The other day myself and the three kids were out driving and as we approached a car wash the kids erupted in the back "Wash Car Dad! Wash Car!" Just so you know the kids have always called it "Wash Car" and we just never really corrected them, so it is still "Wash Car". So I pulled in and they were very excited. Windows up, doors shut for the Supreme $9 wash. All was well, except with Jacob my nearly 2 year old. He was tentative as we entered the wash car...I mean car wash, and as soon as the soap covered all the windows, the cautious look on his face, was replaced by a sad face, which then went to a crying face filled with sheer terror. We are only 20 seconds into the car wash!
No matter what I did to try and calm him or distract him, he wasn't buying it. Tears were streaming down his face as his brother and sister tried to consol him. He then started to say with his very limited vocabulary "All done, All done" over and over again, trying to will this evil from continuing, to end his personal apocalypse. It was heartbreaking but there was nothing I could do. It was also the first time I had ever heard him say those two words together, so I knew he was serious. If I would have captured this with my phone I could have gone viral.
He only stopped when the windshield cleared and he could see outside, then he just said one word, "Go!". He wanted out of there more than Andy Dufrane wanted out of Shawshank!
As we drove away I began to reflect on the last ten months of my life and all of the suffering and pain that has invaded it.

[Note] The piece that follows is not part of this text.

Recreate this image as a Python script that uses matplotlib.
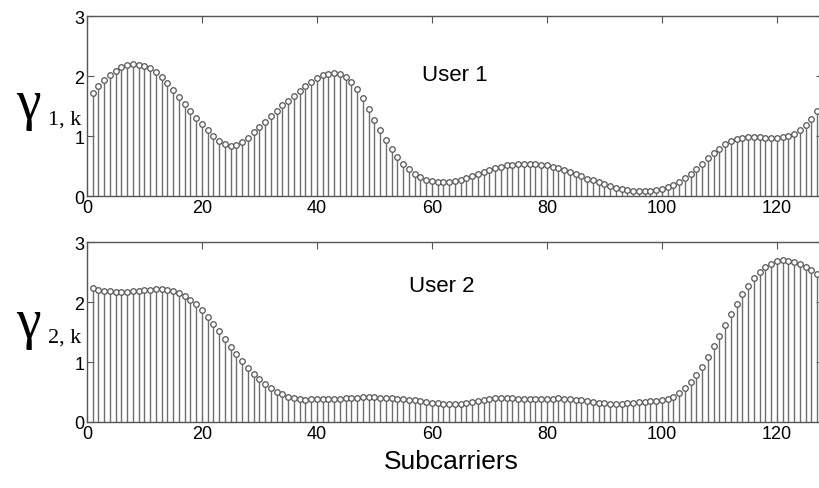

I am still not sure what it has taught me except that I knew nothing about real pain and suffering until this time. I had been around it for so many years as a pastor but somehow felt shielded or seperated from it like I had miraculously managed to walk between those raindrops.
Suffering really makes no sense to me, and has at times left my faith as dry as a piece of bread left in the sun. Yet I keep crawling back to that same faith, that same God looking for answers. Many people have done this in history, searching for an answer to what I believe is a question that nobody has really ever truly answered and probably never will. Talk to Job, see if he was satisfied with what he got or many of the people I have walked with thru tradgedies and heartbreak.
C.S Lewis wrote in A Grief Observed:
"Meanwhile, where is God? . . . When you are happy, so happy that you have no sense of needing Him . . . if you remember yourself and turn to Him with gratitude and praise, you will be — or so it feels — welcomed with open arms. But go to Him when your need is desperate, when all other help is vain, and what do you find? A door slammed in your face, and a sound of bolting and double bolting on the inside. After that, silence. You may as well turn away. The longer you wait, the more emphatic the silence will become . . ."
I could throw scripture out at this moment, because I'm a pastor and isn't that what we are supposed to do? End this post with some piece of Biblical wisdom that will wrap a nice bow around the pile of garbage. I could try to turn this season of suffering into something that fits into a nice flowery Hallmark card or an annoying refrigerator magnet or give you some theology of this broken world that makes it all logical.
But I won't, I will just say "All Done, All Done."